[The exercise] Using the data below, copy every line that contains the word "matplotlib".

[Data excerpt]
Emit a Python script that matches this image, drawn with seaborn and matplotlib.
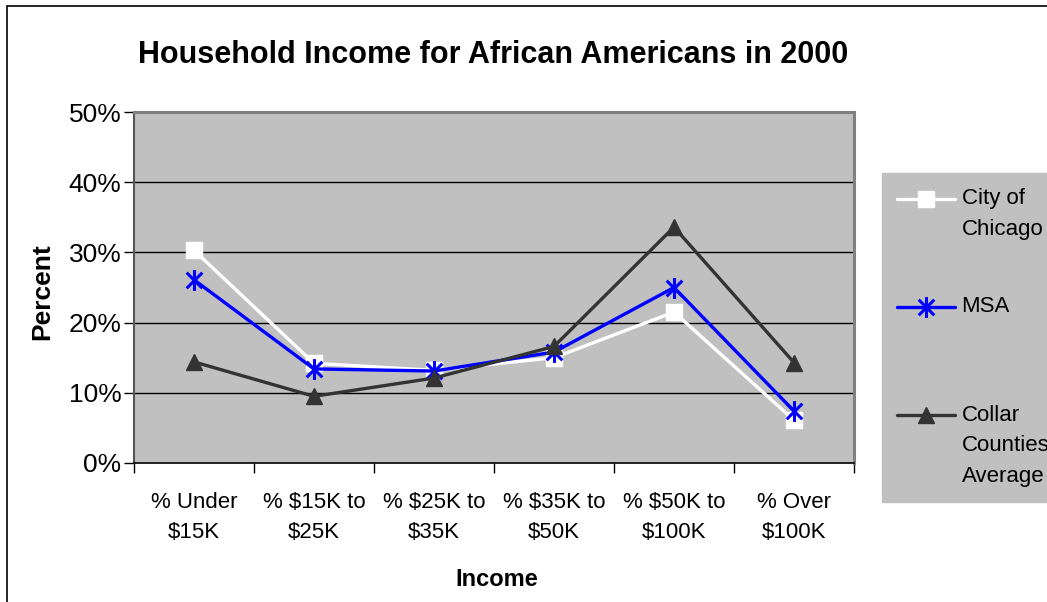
import numpy as np
import pandas as pd
import matplotlib
matplotlib.use("Agg")
import matplotlib.pyplot as plt
import seaborn as sns
from matplotlib.path import Path
from matplotlib.patches import Rectangle
from matplotlib.legend_handler import HandlerLine2D
from matplotlib.ticker import FixedLocator, PercentFormatter

categories = ["% Under\n$15K", "% $15K to\n$25K", "% $25K to\n$35K",
              "% $35K to\n$50K", "% $50K to\n$100K", "% Over\n$100K"]
chicago = [30.3, 14.2, 13.2, 15.0, 21.5, 6.1]
msa = [26.1, 13.4, 13.1, 15.8, 25.0, 7.4]
collar = [14.4, 9.5, 12.1, 16.6, 33.6, 14.3]
series_names = ["City of\nChicago", "MSA", "Collar\nCounties\nAverage"]
legend_labels = ["City of\nChicago", "MSA\n", "Collar\nCounties\nAverage"]
yticks = [0, 10, 20, 30, 40, 50]

sns.set_theme(style="white")
plt.rcParams['font.family'] = ['Liberation Sans', 'DejaVu Sans']
plt.rcParams['text.parse_math'] = False
plt.rcParams['text.color'] = 'black'
plt.rcParams['xtick.labelcolor'] = 'black'
plt.rcParams['ytick.labelcolor'] = 'black'
plt.rcParams['axes.labelcolor'] = 'black'

df = pd.DataFrame({
    "Income": categories * 3,
    "Percent": chicago + msa + collar,
    "Series": [series_names[0]] * 6 + [series_names[1]] * 6 + [series_names[2]] * 6,
})

W, H = 1047, 602
fig = plt.figure(figsize=(W / 100, H / 100), dpi=100)
fig.patch.set_facecolor("white")
ax = fig.add_axes([134 / W, 1 - 463 / H, (854 - 134) / W, (463 - 112) / H])
ax.set_facecolor("#C0C0C0")

star = Path([(0, -1), (0, 1), (-0.75, -0.75), (0.75, 0.75), (-0.75, 0.75), (0.75, -0.75)],
            [Path.MOVETO, Path.LINETO, Path.MOVETO, Path.LINETO, Path.MOVETO, Path.LINETO])

styles = {
    series_names[0]: dict(color="white", marker="s", markersize=12, mec="white", mfc="white", mew=1),
    series_names[1]: dict(color="#0000FF", marker=star, markersize=15, mec="#0000FF", mfc="none", mew=2.2),
    series_names[2]: dict(color="#333333", marker="^", markersize=12, mec="#333333", mfc="#333333", mew=1),
}
for i, name in enumerate(series_names):
    sub = df[df["Series"] == name]
    st = styles[name]
    sns.lineplot(data=sub, x="Income", y="Percent", ax=ax, color=st["color"], lw=2.4,
                 marker=st["marker"], markersize=st["markersize"], markeredgecolor=st["mec"],
                 markerfacecolor=st["mfc"], markeredgewidth=st["mew"], label=legend_labels[i],
                 zorder=3 + i, sort=False, errorbar=None)

ax.set_xlim(-0.5, 5.5)
ax.set_ylim(0, 50)
ax.set_yticks(yticks)
ax.yaxis.set_major_formatter(PercentFormatter(decimals=0))
for y in yticks[1:-1]:
    ax.axhline(y, color="black", lw=1, zorder=1)

ax.set_xticks(range(6))
ax.set_xticklabels(categories, fontsize=16, linespacing=1.55)
ax.xaxis.set_minor_locator(FixedLocator(np.arange(-0.5, 6, 1)))
ax.tick_params(axis="x", which="major", length=0, pad=21)
ax.tick_params(axis="x", which="minor", length=7, width=1, color="black", direction="out", bottom=True)
ax.tick_params(axis="y", which="major", length=7, width=1, color="black", direction="out", left=True, labelsize=19, pad=2)

for s in ["top", "right"]:
    ax.spines[s].set_color("#808080")
    ax.spines[s].set_linewidth(2.2)
ax.spines["left"].set_color("#555555")
ax.spines["left"].set_linewidth(1.5)
ax.spines["bottom"].set_color("black")
ax.spines["bottom"].set_linewidth(1.2)

ax.set_xlabel("")
ax.set_ylabel("")
fig.text(42 / W, 1 - 292 / H, "Percent", rotation=90, ha="center", va="center",
         fontsize=19, fontweight="bold")
fig.text(497 / W, 1 - 580 / H, "Income", ha="center", va="center",
         fontsize=17, fontweight="bold")
fig.text(493 / W, 1 - 55 / H, "Household Income for African Americans in 2000",
         ha="center", va="center", fontsize=22, fontweight="bold")


class TopHandler(HandlerLine2D):
    def __init__(self, shift=0, **kw):
        super().__init__(**kw)
        self.shift = shift

    def create_artists(self, legend, orig_handle, xdescent, ydescent, width, height, fontsize, trans):
        return super().create_artists(legend, orig_handle, xdescent, ydescent - 2 * self.shift,
                                      width, height, fontsize, trans)


handles, labels = ax.get_legend_handles_labels()
if ax.legend_:
    ax.legend_.remove()
fs = 16
lsp = 1.6
pitch_pt = 31 / (100 / 72)
hmap = {handles[0]: TopHandler(shift=0.5 * pitch_pt),
        handles[1]: TopHandler(shift=0.5 * pitch_pt),
        handles[2]: TopHandler(shift=pitch_pt)}
leg = fig.legend(handles, labels, loc="upper left", bbox_to_anchor=(882 / W, 1 - 173 / H),
                 bbox_transform=fig.transFigure, fontsize=fs, frameon=True, fancybox=False,
                 facecolor="#C0C0C0", edgecolor="#C0C0C0", framealpha=1, borderaxespad=0,
                 handlelength=2.6, handletextpad=0.3, labelspacing=2.55, borderpad=0.68,
                 handler_map=hmap)
for t in leg.get_texts():
    t.set_linespacing(lsp)
    t.set_color("black")

fig.patches.append(Rectangle((7 / W, -0.1), 1.2, 1 - 6 / H + 0.1, transform=fig.transFigure,
                             fill=False, edgecolor="black", lw=1.2, zorder=0))

fig.savefig("out.png", dpi=100)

[Complete output]
Emit a Python script that matches this image, drawn with seaborn and matplotlib.
import matplotlib
matplotlib.use("Agg")
import matplotlib.pyplot as plt
from matplotlib.path import Path
from matplotlib.patches import Rectangle
from matplotlib.legend_handler import HandlerLine2D
from matplotlib.ticker import FixedLocator, PercentFormatter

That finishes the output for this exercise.